Incoming Rate Increase to Shrink NIB Deficit by $27Mn

  • A National Insurance Board of the Bahamas (NIB) executive revealed that NIB’s deficit this year would shrink by $27Mn due to the forthcoming rate increase set to take effect on July 1.
  • The increases scheduled for July 1, 2024, will raise employer and employee contributions by 0.75 percentage points each. The employer contribution will climb to 6.65% from the existing 5.9%, while that for employees will increase from 3.9% to 4.65%.
  • The contribution rates for self-employed and voluntarily insured individuals will also rise from the current 8.8% and 5%, respectively, to 10.3% and 6.5%.
  • This adjustment forms part of a strategy to ensure the long-term survival of The Bahamas’ national social security system, meeting its benefit obligations to all citizens and legitimate persons who qualify for assistance.
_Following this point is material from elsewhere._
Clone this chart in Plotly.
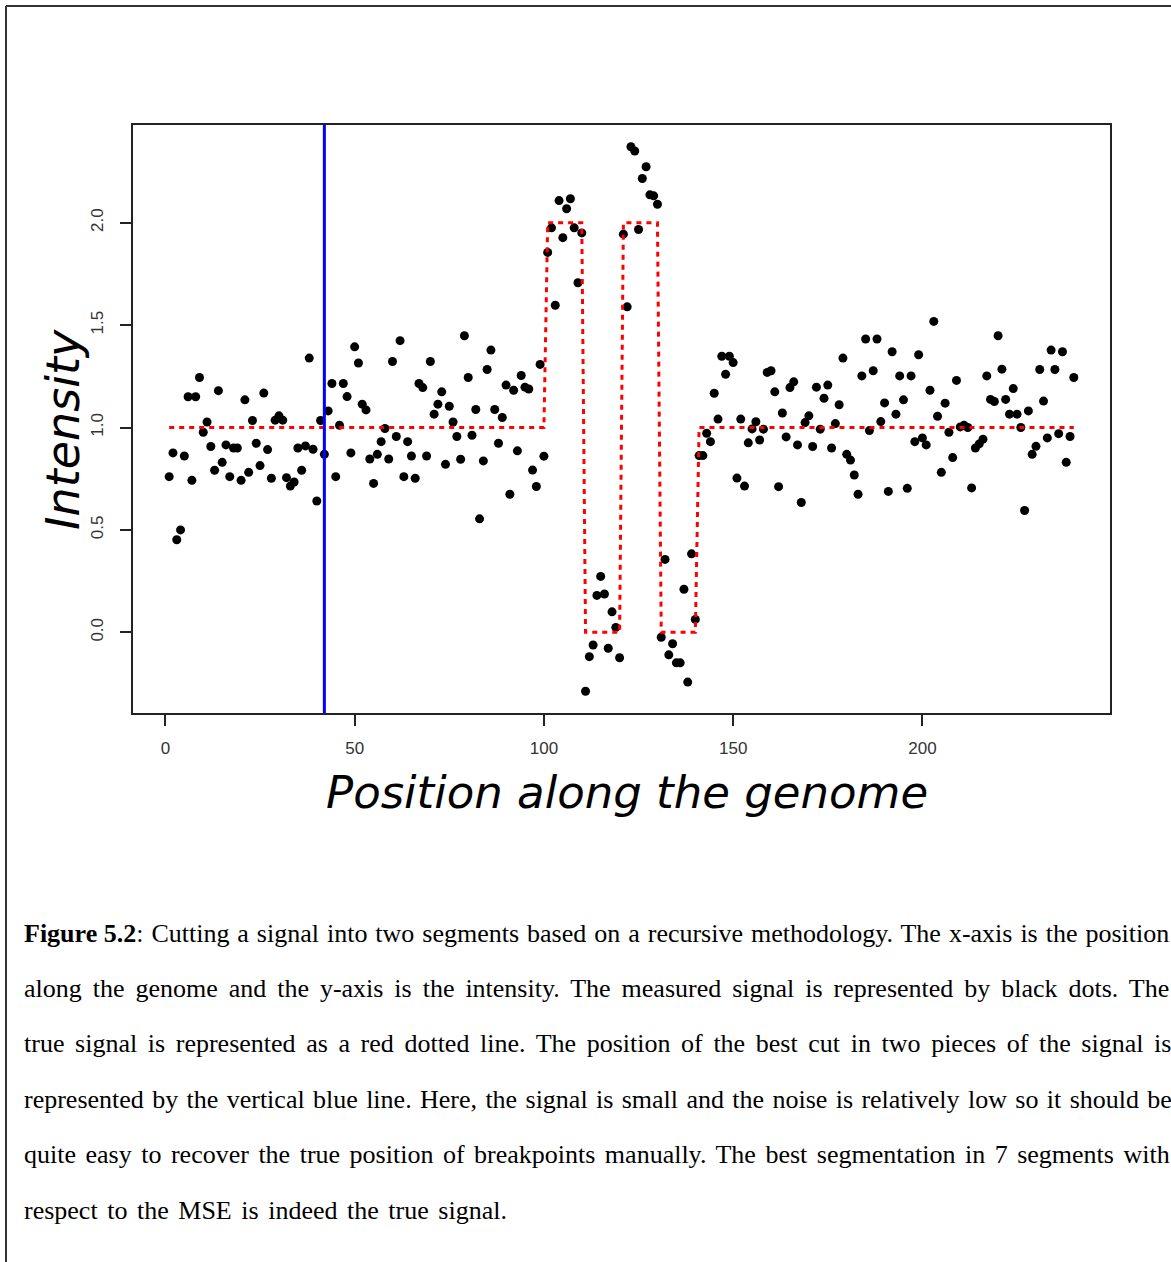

  • Dr Francis noted that, currently, NIB holds $1.4Bn in reserves. She highlighted that these reserves were pivotal during events such as Hurricane Dorian and the pandemic, enabling NIB to provide significant assistance during 2019 and 2020.
  • Overall, the increase in NIB rates will have the effect of ensuring the medium-term viability of the social programs, thereby providing some level of relief to the Bahamian government by reducing the likely levels of expenditure which would have been spent if the NIB’s reserves were to exhaust in 2028 as previously predicted.